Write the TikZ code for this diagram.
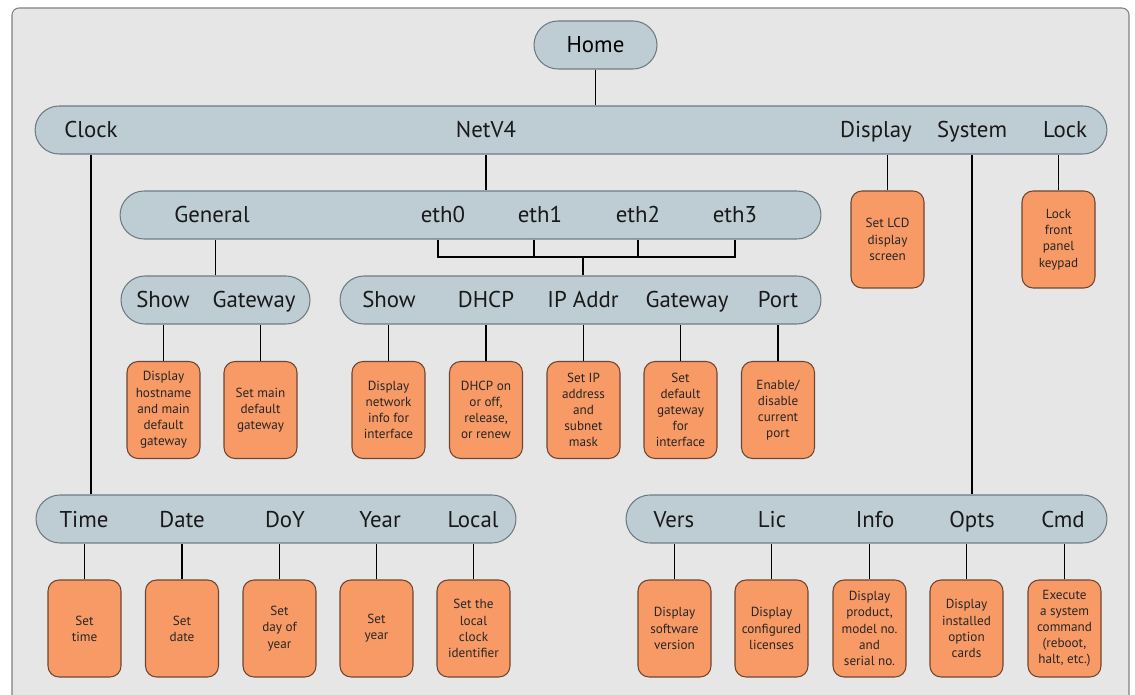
\documentclass[tikz,border=0pt]{standalone}
\usepackage{fontspec}
\setmainfont{PT Sans}
\usetikzlibrary{positioning}

\definecolor{panelgray}{HTML}{E6E6E6}
\definecolor{panelline}{HTML}{808080}
\definecolor{barblue}{HTML}{BECCD4}
\definecolor{barline}{HTML}{6E7B82}
\definecolor{actorange}{HTML}{F89A66}
\definecolor{actline}{HTML}{6E4630}

\tikzset{
  panel/.style={draw=panelline, fill=panelgray, rounded corners=0.14cm, line width=0.6pt},
  menu/.style={draw=barline, fill=barblue, rounded corners=0.48cm, minimum height=0.96cm,
    inner sep=0pt, line width=0.6pt, font=\fontsize{13}{15}\selectfont},
  lbl/.style={anchor=base, inner sep=0pt, text=black!90, font=\fontsize{13}{15}\selectfont},
  act/.style={draw=actline, fill=actorange, rounded corners=0.22cm, minimum width=1.46cm,
    minimum height=1.94cm, align=center, inner sep=1pt, line width=0.6pt,
    text=black!85, font=\fontsize{7.5}{9.2}\selectfont},
  link/.style={line width=0.9pt}
}

\begin{document}
\begin{tikzpicture}[x=0.02cm, y=-0.02cm]
\useasboundingbox (0,0) rectangle (1135,695);
\clip (0,0) rectangle (1135,695);
\draw[panel] (12,8) rectangle (1129,730);

% menu bars
\node[menu, minimum width=2.46cm] (home) at (595.5,45) {Home};
\node[menu, minimum width=21.44cm] (topbar) at (571,130) {};
\node[menu, minimum width=14.02cm] (netbar) at (470.5,215) {};
\node[menu, minimum width=3.78cm] (genbar) at (215.5,300) {};
\node[menu, minimum width=9.62cm] (ethbar) at (580.5,300) {};
\node[menu, minimum width=9.6cm] (clkbar) at (276,519) {};
\node[menu, minimum width=9.62cm] (sysbar) at (866.5,519) {};

% top level entries
\node[lbl] (clock) at (91,138) {Clock};
\node[lbl] (netv4) at (486,138) {NetV4};
\node[lbl] (display) at (876,138) {Display};
\node[lbl] (system) at (972,138) {System};
\node[lbl] (lock) at (1065,138) {Lock};

% NetV4 entries
\node[lbl] (general) at (212,223) {General};
\node[lbl] (eth0) at (443,223) {eth0};
\node[lbl] (eth1) at (540,223) {eth1};
\node[lbl] (eth2) at (638,223) {eth2};
\node[lbl] (eth3) at (735,223) {eth3};

\node[lbl] (genshow) at (163,308) {Show};
\node[lbl] (gengw) at (254,308) {Gateway};

\node[lbl] (ethshow) at (389,308) {Show};
\node[lbl] (dhcp) at (486,308) {DHCP};
\node[lbl] (ipaddr) at (583,308) {IP Addr};
\node[lbl] (ethgw) at (687,308) {Gateway};
\node[lbl] (port) at (778,308) {Port};

% Clock and System entries
\node[lbl] (time) at (84,527) {Time};
\node[lbl] (date) at (182,527) {Date};
\node[lbl] (doy) at (285,527) {DoY};
\node[lbl] (year) at (380,527) {Year};
\node[lbl] (local) at (473,527) {Local};

\node[lbl] (vers) at (674,527) {Vers};
\node[lbl] (lic) at (772,527) {Lic};
\node[lbl] (info) at (875,527) {Info};
\node[lbl] (opts) at (972,527) {Opts};
\node[lbl] (cmd) at (1063,527) {Cmd};

% actions
\node[act] (lcd) at (887.5,239.5) {Set LCD\\display\\screen};
\node[act] (keypad) at (1058.5,239.5) {Lock\\front\\panel\\keypad};

\node[act] (hostbox) at (163.5,410) {Display\\hostname\\and main\\default\\gateway};
\node[act] (maingw) at (260.5,410) {Set main\\default\\gateway};

\node[act] (netinfo) at (388.5,410) {Display\\network\\info for\\interface};
\node[act] (dhcpbox) at (486,410) {DHCP on\\or off,\\release,\\or renew};
\node[act] (ipbox) at (583.5,410) {Set IP\\address\\and\\subnet\\mask};
\node[act] (ifgw) at (680.5,410) {Set\\default\\gateway\\for\\interface};
\node[act] (portbox) at (778,410) {Enable/\\disable\\current\\port};

\node[act] (settime) at (84.5,628.5) {Set\\time};
\node[act] (setdate) at (182,628.5) {Set\\date};
\node[act] (setdoy) at (279.5,628.5) {Set\\day of\\year};
\node[act] (setyear) at (376.5,628.5) {Set\\year};
\node[act] (setlocal) at (473.5,628.5) {Set the\\local\\clock\\identifier};

\node[act] (swvers) at (674.5,628.5) {Display\\software\\version};
\node[act] (licbox) at (771.5,628.5) {Display\\configured\\licenses};
\node[act] (prodbox) at (869.5,628.5) {Display\\product,\\model no.\\and\\serial no.};
\node[act] (cards) at (966.5,628.5) {Display\\installed\\option\\cards};
\node[act] (cmdbox) at (1064.5,628.5) {Execute\\a system\\command\\(reboot,\\halt, etc.)};

% links
\draw[link] (home.south) -- (home.south |- topbar.north);
\draw[link] (clock.center |- topbar.south) -- (clock.center |- clkbar.north);
\draw[link] (netv4.center |- topbar.south) -- (netv4.center |- netbar.north);
\draw[link] (system.center |- topbar.south) -- (system.center |- sysbar.north);
\draw[link] (lcd.north) -- (lcd.north |- topbar.south);
\draw[link] (keypad.north) -- (keypad.north |- topbar.south);

\draw[link] (genbar.north) -- (genbar.north |- netbar.south);
\coordinate (ethjoin) at (583,257);
\draw[link] (438,257 |- netbar.south) -- (438,257) -- (735,257) -- (735,257 |- netbar.south);
\draw[link] (534,257 |- netbar.south) -- (534,257);
\draw[link] (638,257 |- netbar.south) -- (638,257);
\draw[link] (ethjoin) -- (ethjoin |- ethbar.north);

\draw[link] (hostbox.north) -- (hostbox.north |- genbar.south);
\draw[link] (maingw.north) -- (maingw.north |- genbar.south);
\draw[link] (netinfo.north) -- (netinfo.north |- ethbar.south);
\draw[link] (dhcpbox.north) -- (dhcpbox.north |- ethbar.south);
\draw[link] (ipbox.north) -- (ipbox.north |- ethbar.south);
\draw[link] (ifgw.north) -- (ifgw.north |- ethbar.south);
\draw[link] (portbox.north) -- (portbox.north |- ethbar.south);

\draw[link] (settime.north) -- (settime.north |- clkbar.south);
\draw[link] (setdate.north) -- (setdate.north |- clkbar.south);
\draw[link] (setdoy.north) -- (setdoy.north |- clkbar.south);
\draw[link] (setyear.north) -- (setyear.north |- clkbar.south);
\draw[link] (setlocal.north) -- (setlocal.north |- clkbar.south);

\draw[link] (swvers.north) -- (swvers.north |- sysbar.south);
\draw[link] (licbox.north) -- (licbox.north |- sysbar.south);
\draw[link] (prodbox.north) -- (prodbox.north |- sysbar.south);
\draw[link] (cards.north) -- (cards.north |- sysbar.south);
\draw[link] (cmdbox.north) -- (cmdbox.north |- sysbar.south);
\end{tikzpicture}
\end{document}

· · · · · · ·

● **TASK**: In the data above, please extract the lines from the first one through the line with "minimum width=9.62cm] (sysbar)", exactly, and keep pictures out.

● **PROBLEM SOLUTION**:
Write the TikZ code for this diagram.
\documentclass[tikz,border=0pt]{standalone}
\usepackage{fontspec}
\setmainfont{PT Sans}
\usetikzlibrary{positioning}

\definecolor{panelgray}{HTML}{E6E6E6}
\definecolor{panelline}{HTML}{808080}
\definecolor{barblue}{HTML}{BECCD4}
\definecolor{barline}{HTML}{6E7B82}
\definecolor{actorange}{HTML}{F89A66}
\definecolor{actline}{HTML}{6E4630}

\tikzset{
  panel/.style={draw=panelline, fill=panelgray, rounded corners=0.14cm, line width=0.6pt},
  menu/.style={draw=barline, fill=barblue, rounded corners=0.48cm, minimum height=0.96cm,
    inner sep=0pt, line width=0.6pt, font=\fontsize{13}{15}\selectfont},
  lbl/.style={anchor=base, inner sep=0pt, text=black!90, font=\fontsize{13}{15}\selectfont},
  act/.style={draw=actline, fill=actorange, rounded corners=0.22cm, minimum width=1.46cm,
    minimum height=1.94cm, align=center, inner sep=1pt, line width=0.6pt,
    text=black!85, font=\fontsize{7.5}{9.2}\selectfont},
  link/.style={line width=0.9pt}
}

\begin{document}
\begin{tikzpicture}[x=0.02cm, y=-0.02cm]
\useasboundingbox (0,0) rectangle (1135,695);
\clip (0,0) rectangle (1135,695);
\draw[panel] (12,8) rectangle (1129,730);

% menu bars
\node[menu, minimum width=2.46cm] (home) at (595.5,45) {Home};
\node[menu, minimum width=21.44cm] (topbar) at (571,130) {};
\node[menu, minimum width=14.02cm] (netbar) at (470.5,215) {};
\node[menu, minimum width=3.78cm] (genbar) at (215.5,300) {};
\node[menu, minimum width=9.62cm] (ethbar) at (580.5,300) {};
\node[menu, minimum width=9.6cm] (clkbar) at (276,519) {};
\node[menu, minimum width=9.62cm] (sysbar) at (866.5,519) {};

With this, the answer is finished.